1) don't need deductions in light of low tax rates anyways and

2) aren't eligible for treaty benefits because the Limitation on Benefit (LOB) sections of existing treaties would bar them from claiming the benefits of Treaties.

Of course, if the company did qualify for comprehensive tax treaty and could structure a hybrid to be called debt in that country, then yes, this is a subsidy to foreign corporations vis-a-vis domestic ones.

But why work Bermuda and the Cayman Islands into it?

Posted by: Philip Cleary | Mar 24, 2007 10:20:37 AM

Philip Cleary asks "why work Bermuda and the Cayman Islands into it?"

The answer is out of consideration for the reader who is not a tax expert, but may well recal that earlier in this decade the use of mail drops to escape American taxes prompted fierce bidding between Republicans and Democrats over who could posture to voters as the toughest on the issue of inversions.

The refernce in my arrticle was to how this had come up in the public debate over JGTRAA.

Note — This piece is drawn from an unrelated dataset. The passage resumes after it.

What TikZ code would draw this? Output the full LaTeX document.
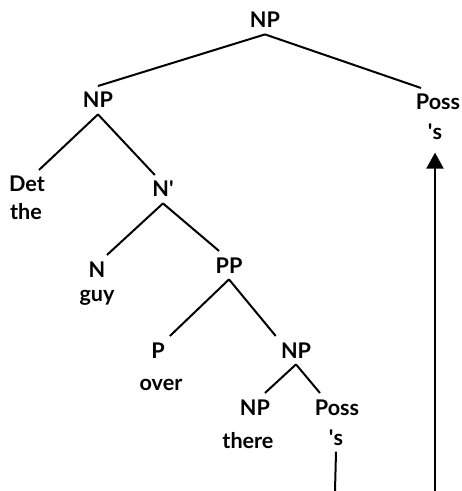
\documentclass[tikz,border=0pt]{standalone}
\usepackage{fontspec}
\setmainfont{Lato}
\usepackage{tikz}
\usetikzlibrary{arrows.meta}

\tikzset{
  lbl/.style={anchor=base, inner sep=3pt, font=\bfseries\fontsize{10.8}{12}\selectfont},
  branch/.style={line width=1pt},
}

\begin{document}
\begin{tikzpicture}[x=0.5pt, y=-0.5pt]
  \useasboundingbox (0,0) rectangle (461,491);

  % Categories
  \foreach \name/\x/\y/\txt in {np0/265/28/NP, np1/98/108/NP, poss1/438/110/Poss,
      det/27/192/Det, nbar/163/197/N\textquotesingle, n/97/277/N, pp/229/273/PP,
      p/158/358/P, np2/296/358/NP, np3/255/415/NP, poss2/337/415/Poss}
    \node[lbl] (\name) at (\x,\y) {\txt};

  % Words
  \foreach \name/\x/\y/\txt in {the/26/220/the, guy/97/301/guy, over/161/390/over,
      there/248/448/there, s2/336/445/\textquotesingle s, s1/435/140/\textquotesingle s}
    \node[lbl] (\name) at (\x,\y) {\txt};

  % Branches
  \foreach \a/\b in {np0.south/np1.north, np0.south/poss1.140, np1.south/det.50,
      np1.south/nbar.120, nbar.south/n.55, nbar.south/pp.125, pp.south/p.50,
      pp.south/np2.145, np2.south/np3.55, np2.south/poss2.140}
    \draw[branch] (\a) -- (\b);

  % Movement
  \coordinate (end1) at (435,491);
  \coordinate (end2) at (335,491);
  \draw[branch, -{Triangle[length=8pt, width=8.5pt]}, shorten >=3pt] (end1) -- (s1.south);
  \draw[branch] (s2.south) -- (end2);
\end{tikzpicture}
\end{document}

Posted by: David Cay Johnston | Mar 24, 2007 5:43:36 PM

Hi I have a question.

Say Company A is headquartered in Bermuda, and they want to buy shares of Company B which trades on the NYSE, but is based in the Marshall Islands. Which company, if any, would be taxed? I have been spending hours on-line doing different web searches and can't seem to find a straightforward answer. Your help is much appreciated.